Last night when President Obama announced after ten long years we had finally found Osama bin Laden and that he was killed in the ensuing fire fight I felt a sense of releif and closure. He was a violent man and he died a violent death. I will not miss him. The world is a better place without him. I will admit I had hoped to bring him in. To make him stand trial. To face justice in the system he hates so much. It is what our country likes to tell the world we stand for, justice for all. Don’t get me wrong though. I don’t care we killed him. I hold no sympathy for a man who long ago gave up his right to call himself a member of the human race. I would call him a cockroach but that’s an insult to cockroaches.
This doesn’t change the fact that I am extremely disappointed in the reaction of some people last night. I wish with all of my heart we had not taken to the street like our hometown had just won the Superbowl and celebrated. There is no joy in death, not even his. I remember vividly how angry as a country we were that members of extreme religious groups took to the streets and celebrated 9/11. I don’t think what happened last night was any different. I truly wish that a simple candlelight vigil to remember the dead had been our reaction. I wish this was the image we had sent to the rest of the world. We do not glorify death, we remember the dead.

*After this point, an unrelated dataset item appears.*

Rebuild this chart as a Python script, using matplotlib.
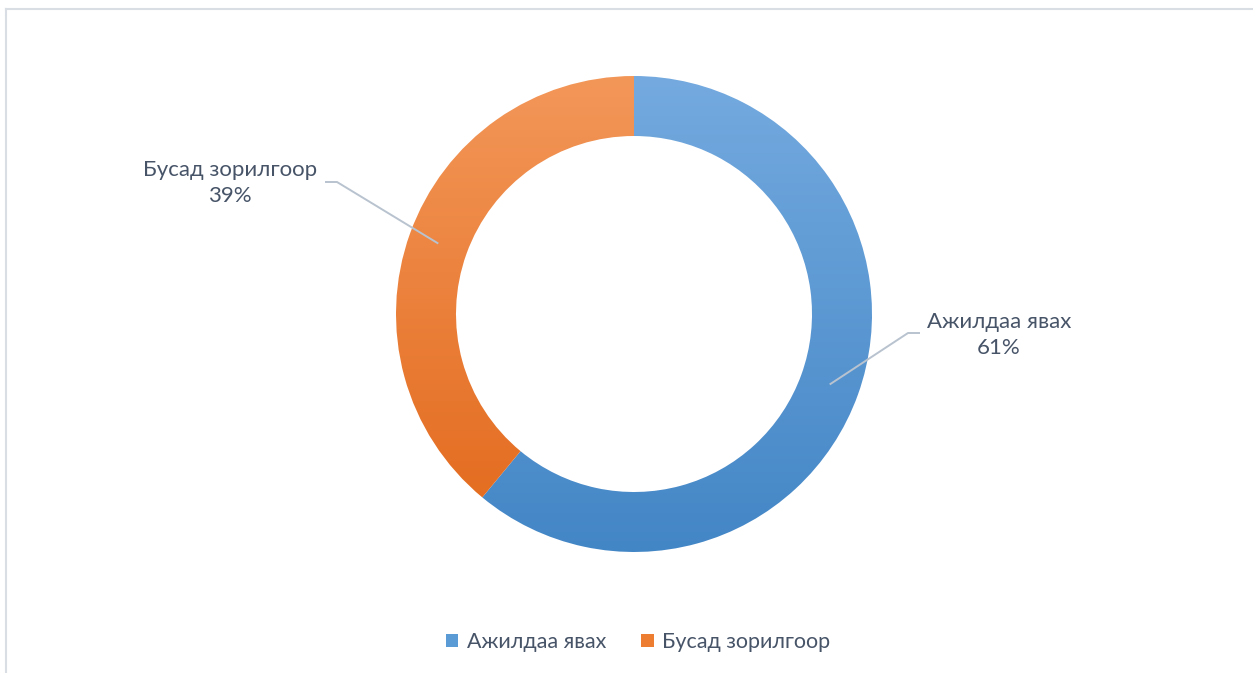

I don’t feel like this because I am afraid of retaliation either. Terrorists will find a reason to attack, no matter what. I just feel a sense of sorrow at how blood- thirsty it made us look. I long for peace. I desire a world where dignity and respect are the way everyone does business. The world is always looking at us. I want them to see what quiet dignity looks like. Someone has to step up and be the example. Last night we missed a chance. Maybe in the coming days we won’t. There is no joy in death. Osama bin Laden terrorized the world and now he is gone but he has left behind his hatred. Let us rise above it or his death will mean nothing.
You put into words exactly how I have felt the last 24 hours….thanks for doing it way better than I would have.
I finally felt a sense of pride to be an American the other night when our President announced Osama’s death. But I too, felt the same as you. How could we cheer and celebrate a death. Never is death something to celebrate even for a man as hated as he was. We should have been celebrating the closure for the victims left behind his massacre. Very well said.